>> begin
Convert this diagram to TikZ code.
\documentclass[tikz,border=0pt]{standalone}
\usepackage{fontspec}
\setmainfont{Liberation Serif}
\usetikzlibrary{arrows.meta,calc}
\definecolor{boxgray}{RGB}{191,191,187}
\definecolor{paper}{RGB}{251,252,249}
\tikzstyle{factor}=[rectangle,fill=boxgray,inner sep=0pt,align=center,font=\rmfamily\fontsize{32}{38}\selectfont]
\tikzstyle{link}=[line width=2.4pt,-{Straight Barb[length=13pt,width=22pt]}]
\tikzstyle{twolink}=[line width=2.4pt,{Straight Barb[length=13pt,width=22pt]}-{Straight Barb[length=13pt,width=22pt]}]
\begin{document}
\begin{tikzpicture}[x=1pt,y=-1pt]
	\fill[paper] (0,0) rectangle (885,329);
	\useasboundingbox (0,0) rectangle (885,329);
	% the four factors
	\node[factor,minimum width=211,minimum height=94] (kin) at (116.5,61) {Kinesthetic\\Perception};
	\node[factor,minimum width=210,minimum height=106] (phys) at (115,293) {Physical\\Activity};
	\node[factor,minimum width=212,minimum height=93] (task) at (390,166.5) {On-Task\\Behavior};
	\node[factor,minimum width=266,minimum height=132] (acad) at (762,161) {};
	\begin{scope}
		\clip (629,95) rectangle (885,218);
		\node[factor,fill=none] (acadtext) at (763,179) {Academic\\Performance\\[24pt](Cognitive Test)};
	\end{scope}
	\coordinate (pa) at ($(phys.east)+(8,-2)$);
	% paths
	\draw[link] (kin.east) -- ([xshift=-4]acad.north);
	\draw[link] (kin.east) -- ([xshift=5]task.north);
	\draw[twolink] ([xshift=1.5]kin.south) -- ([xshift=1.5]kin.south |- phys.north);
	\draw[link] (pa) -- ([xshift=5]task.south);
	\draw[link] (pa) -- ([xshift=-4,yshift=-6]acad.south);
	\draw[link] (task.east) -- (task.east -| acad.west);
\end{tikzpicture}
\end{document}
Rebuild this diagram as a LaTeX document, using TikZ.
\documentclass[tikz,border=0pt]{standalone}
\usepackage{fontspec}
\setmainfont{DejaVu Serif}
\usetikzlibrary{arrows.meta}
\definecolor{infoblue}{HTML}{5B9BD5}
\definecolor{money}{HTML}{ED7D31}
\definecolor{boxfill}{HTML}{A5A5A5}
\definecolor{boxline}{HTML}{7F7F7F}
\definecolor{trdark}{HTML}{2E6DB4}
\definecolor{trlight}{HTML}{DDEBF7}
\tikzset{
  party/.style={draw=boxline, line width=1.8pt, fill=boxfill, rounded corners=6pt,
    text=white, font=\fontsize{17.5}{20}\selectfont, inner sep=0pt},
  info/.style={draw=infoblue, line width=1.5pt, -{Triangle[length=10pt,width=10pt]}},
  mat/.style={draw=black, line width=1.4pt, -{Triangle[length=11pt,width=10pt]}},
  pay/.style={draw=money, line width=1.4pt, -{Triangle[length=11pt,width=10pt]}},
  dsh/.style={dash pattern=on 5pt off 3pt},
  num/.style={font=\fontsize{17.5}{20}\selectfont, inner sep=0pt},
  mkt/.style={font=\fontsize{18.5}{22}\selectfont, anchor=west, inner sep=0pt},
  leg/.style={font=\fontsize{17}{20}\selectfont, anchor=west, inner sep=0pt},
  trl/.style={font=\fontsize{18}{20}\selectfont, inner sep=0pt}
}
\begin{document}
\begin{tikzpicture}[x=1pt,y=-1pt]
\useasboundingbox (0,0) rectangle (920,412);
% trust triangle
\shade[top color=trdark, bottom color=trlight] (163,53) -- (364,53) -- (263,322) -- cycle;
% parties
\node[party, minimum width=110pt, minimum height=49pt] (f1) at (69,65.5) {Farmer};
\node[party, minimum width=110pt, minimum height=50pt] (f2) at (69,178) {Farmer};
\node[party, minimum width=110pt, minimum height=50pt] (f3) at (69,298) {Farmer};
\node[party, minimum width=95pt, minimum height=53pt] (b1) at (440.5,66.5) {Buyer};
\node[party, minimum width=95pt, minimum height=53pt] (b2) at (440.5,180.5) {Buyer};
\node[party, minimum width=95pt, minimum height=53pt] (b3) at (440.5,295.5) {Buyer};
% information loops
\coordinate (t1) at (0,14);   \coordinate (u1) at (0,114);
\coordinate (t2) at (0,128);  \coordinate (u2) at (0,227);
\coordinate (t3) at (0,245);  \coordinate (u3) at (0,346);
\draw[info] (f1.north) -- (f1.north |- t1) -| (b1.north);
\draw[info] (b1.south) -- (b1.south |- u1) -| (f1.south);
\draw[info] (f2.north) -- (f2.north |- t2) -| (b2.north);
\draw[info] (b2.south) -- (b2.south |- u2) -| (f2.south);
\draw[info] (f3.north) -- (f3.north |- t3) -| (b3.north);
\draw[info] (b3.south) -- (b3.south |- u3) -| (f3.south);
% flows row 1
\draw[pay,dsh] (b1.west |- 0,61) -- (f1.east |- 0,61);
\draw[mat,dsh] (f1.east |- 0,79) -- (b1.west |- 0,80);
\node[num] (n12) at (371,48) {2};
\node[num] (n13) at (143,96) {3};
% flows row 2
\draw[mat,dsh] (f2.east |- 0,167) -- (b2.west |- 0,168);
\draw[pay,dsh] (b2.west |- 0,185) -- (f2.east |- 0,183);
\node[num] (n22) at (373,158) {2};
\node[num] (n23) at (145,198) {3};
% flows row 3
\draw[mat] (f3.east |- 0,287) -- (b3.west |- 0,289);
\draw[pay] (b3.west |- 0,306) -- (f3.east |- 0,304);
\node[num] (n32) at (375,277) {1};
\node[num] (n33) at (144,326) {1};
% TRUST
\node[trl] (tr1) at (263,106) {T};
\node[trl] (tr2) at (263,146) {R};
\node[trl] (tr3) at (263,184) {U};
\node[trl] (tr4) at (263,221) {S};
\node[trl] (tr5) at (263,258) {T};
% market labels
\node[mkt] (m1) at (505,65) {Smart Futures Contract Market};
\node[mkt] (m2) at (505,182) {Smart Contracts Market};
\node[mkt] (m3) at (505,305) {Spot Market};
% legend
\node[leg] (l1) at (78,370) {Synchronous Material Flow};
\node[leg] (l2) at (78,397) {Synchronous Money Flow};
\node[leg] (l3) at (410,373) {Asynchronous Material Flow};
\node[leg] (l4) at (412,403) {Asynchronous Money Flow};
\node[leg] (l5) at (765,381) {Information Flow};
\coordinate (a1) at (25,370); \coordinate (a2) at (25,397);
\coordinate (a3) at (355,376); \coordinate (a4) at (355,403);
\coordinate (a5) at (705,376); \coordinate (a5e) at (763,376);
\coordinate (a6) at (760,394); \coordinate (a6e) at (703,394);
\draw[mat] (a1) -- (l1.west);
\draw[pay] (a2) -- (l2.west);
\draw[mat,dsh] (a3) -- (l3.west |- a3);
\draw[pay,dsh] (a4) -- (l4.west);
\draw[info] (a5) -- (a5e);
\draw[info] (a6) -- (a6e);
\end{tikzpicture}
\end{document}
>> end
>> begin
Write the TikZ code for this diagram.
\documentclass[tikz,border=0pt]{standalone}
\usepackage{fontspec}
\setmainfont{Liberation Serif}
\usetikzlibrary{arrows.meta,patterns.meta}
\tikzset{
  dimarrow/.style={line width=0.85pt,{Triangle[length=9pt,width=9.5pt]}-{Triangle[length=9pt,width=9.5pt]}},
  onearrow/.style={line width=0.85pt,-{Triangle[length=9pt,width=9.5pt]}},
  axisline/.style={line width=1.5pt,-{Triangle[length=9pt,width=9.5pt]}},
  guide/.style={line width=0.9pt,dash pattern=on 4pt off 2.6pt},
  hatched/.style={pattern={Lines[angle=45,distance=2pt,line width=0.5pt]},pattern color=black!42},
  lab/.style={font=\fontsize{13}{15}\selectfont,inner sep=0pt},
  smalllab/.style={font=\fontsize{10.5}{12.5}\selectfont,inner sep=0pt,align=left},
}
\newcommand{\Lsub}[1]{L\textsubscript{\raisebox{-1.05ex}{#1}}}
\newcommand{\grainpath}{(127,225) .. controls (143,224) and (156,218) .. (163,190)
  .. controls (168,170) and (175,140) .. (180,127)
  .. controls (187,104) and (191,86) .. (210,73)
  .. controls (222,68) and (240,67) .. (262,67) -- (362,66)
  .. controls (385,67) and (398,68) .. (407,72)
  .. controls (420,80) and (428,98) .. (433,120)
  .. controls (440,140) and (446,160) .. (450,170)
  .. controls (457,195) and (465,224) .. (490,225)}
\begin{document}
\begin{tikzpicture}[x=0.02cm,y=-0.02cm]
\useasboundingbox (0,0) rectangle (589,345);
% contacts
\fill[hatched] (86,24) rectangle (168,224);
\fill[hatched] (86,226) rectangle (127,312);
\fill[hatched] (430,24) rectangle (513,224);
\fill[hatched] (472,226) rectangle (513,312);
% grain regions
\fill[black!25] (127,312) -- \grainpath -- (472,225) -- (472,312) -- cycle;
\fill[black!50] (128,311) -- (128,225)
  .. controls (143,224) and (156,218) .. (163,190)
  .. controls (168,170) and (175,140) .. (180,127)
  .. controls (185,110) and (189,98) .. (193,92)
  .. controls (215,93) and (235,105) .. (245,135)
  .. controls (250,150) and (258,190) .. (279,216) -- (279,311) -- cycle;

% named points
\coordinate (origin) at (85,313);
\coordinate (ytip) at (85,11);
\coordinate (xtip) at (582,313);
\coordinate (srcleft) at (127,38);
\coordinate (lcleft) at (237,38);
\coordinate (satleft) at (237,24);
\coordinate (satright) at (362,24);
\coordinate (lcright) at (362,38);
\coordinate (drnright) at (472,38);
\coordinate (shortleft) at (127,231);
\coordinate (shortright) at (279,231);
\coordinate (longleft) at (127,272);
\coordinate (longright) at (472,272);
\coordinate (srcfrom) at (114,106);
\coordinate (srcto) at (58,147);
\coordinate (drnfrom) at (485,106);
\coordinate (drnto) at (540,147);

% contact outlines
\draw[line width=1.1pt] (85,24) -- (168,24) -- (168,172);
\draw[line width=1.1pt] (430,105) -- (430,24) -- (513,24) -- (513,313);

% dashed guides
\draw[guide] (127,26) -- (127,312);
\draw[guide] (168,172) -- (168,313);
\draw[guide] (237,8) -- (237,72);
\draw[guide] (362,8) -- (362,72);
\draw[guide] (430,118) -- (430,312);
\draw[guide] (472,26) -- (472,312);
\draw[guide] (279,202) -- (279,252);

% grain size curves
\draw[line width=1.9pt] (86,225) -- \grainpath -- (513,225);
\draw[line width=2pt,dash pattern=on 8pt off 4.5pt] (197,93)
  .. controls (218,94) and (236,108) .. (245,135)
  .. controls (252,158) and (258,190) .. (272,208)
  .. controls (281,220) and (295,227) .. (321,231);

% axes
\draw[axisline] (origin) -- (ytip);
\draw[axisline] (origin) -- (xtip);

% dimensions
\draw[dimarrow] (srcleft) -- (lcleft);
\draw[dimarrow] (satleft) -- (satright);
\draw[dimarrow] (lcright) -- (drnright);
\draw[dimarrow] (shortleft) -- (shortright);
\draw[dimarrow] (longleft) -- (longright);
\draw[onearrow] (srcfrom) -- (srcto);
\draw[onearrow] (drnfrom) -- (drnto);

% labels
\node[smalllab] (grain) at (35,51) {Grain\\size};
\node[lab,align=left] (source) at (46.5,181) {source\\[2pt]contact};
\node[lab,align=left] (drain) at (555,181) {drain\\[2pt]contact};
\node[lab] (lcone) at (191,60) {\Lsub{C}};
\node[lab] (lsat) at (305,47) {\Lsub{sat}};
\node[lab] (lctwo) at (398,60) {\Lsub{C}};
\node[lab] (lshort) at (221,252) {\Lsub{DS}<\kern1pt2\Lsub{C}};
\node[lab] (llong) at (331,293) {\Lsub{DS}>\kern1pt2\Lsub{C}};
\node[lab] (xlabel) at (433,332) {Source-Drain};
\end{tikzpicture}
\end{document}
>> end
>> begin
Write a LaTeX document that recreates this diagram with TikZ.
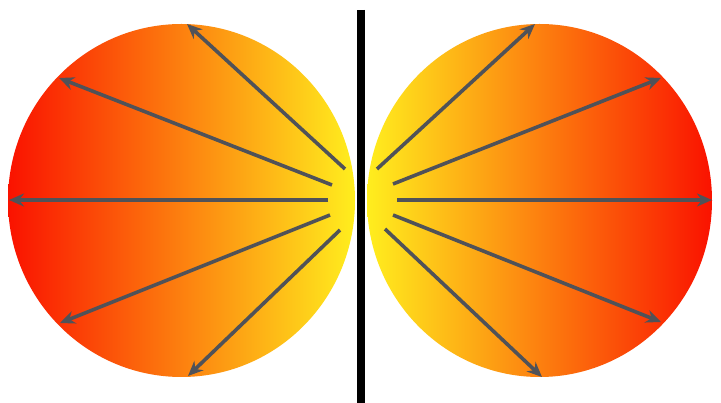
>> end
* THE PROBLEM *
The records are above. How many lines in them contain the word "diagram"? Give the number alone.

* RESULT BELOW *
4